- Origin: Alhambra, California, United States
- Genres: Black metal, dark ambient neofolk (2015–present)
- Years active: 1995–2010, 2015–present
- Labels: Profane, Blood Fire Death, Bestial Onslaught, Moribund, Total Holocaust, Profound Lore, Battle Kommand, Autopsy Kitchen, Southern Lord, Hydra Head, Turanian Honour, Avantgarde Music, Disharmonic Variations, Lupus Lounge
- Spinoffs: Twilight
- Members: Scott "Malefic" Conner
- Past members: Mike "Ritual" Pardi Robert Nusslein Christopher Hernandez Rachel Roomian Joe Larriva

= Xasthur =

American music project by Scott Conner

Xasthur (/ˈzæstər/) is the project of American musician Scott "Malefic" Conner. Conner formed Xasthur in 1995 and released eight studio albums of black metal by 2010, when he announced the end of the project. However, he began using the name once again in 2015 to instead perform acoustic neofolk music. The first album with this new style was entitled Subject to Change, released in 2016.

== Etymology ==
The name "Xasthur" is a combination of "Hastur" and "Xenaoth". Conner explained that he found the former name in a Necronomicon paperback and believed that it referred to "a demoness who kills people in their sleep". The latter name referred to a celestial deity he read about in a book on the Afro-Caribbean religion Santería.

== History ==
Xasthur was created in December 1995 in Alhambra, California, after Conner had played with several local death metal groups in Southern California. Initially, the band began rehearsing and recording in a home studio with an unstable lineup. A 10-track tape of these early rehearsals was circulated on the trade scene. While the original of that tape was destroyed, some tracks appeared on re-releases of later albums.

For a self-released split album with Orosius, Conner was joined on drums and vocals by friend Mike Pardi from the band Draconis, who used the stage name "Ritual." Subsequently, Xasthur became Conner's solo project, although Khaija "Blood Moon" Ausar (of Dacon and Crimson Moon) later appeared as a session musician on the song "A Curse for the Lifeless" (from Nortt/Xasthur) and the EP Xasthur, Mark "M.H." Hunter performed on Defective Epitaph and All Reflections Drained, and Marissa Nadler sang on Portal of Sorrow.
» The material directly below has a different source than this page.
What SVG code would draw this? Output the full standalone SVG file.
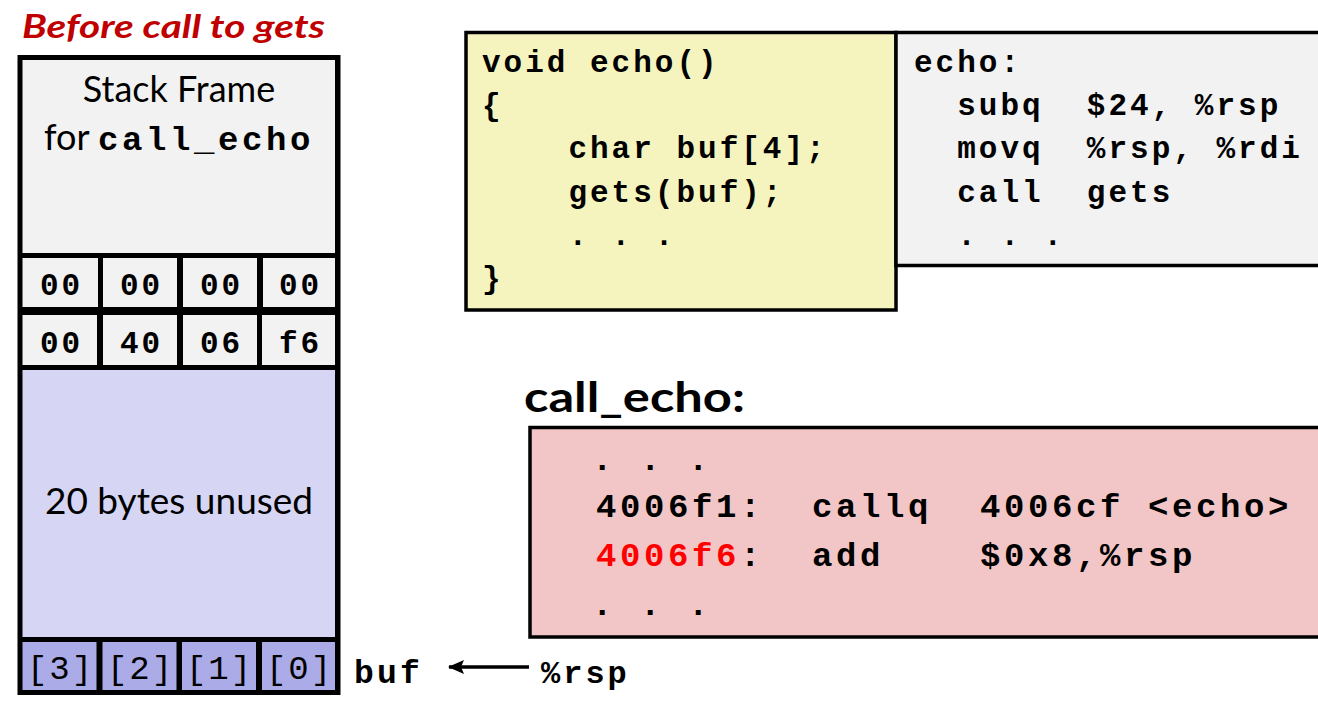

Before releasing their first official full-length album in 2002, Xasthur recordings were distributed in limited editions, which were later re-released by the Swedish Total Holocaust Records and other small underground labels.

The band's first album, Nocturnal Poisoning (recorded April–September 2001), was released by the Blood Fire Death label in 2002. Southern Lord Records re-released a remastered double-LP version in 2005. In the following years, Xasthur's releases were issued through a variety of labels including Bestial Onslaught Productions, Moribund Records, Profound Lore Records, Battle Kommand Records, Autopsy Kitchen Records, Hydra Head Records, Turanian Honour Productions, Avantgarde Music and Disharmonic Variations.

Xasthur released several split albums with other black metal acts such as Acid Enema, Angra Mainyu, Black Circle, Nachtmystium, Leviathan, Nortt and Striborg; contributed to tribute albums to Burzum, Ildjarn, Judas Iscariot, Katatonia and Manes; and appeared on various compilation albums. Additionally, Conner collaborated with numerous bands including the drone metal project Sunn O))), Mord (with Lugubre members), Celestia and Gravesideservice, and participated on the first album by black metal supergroup Twilight.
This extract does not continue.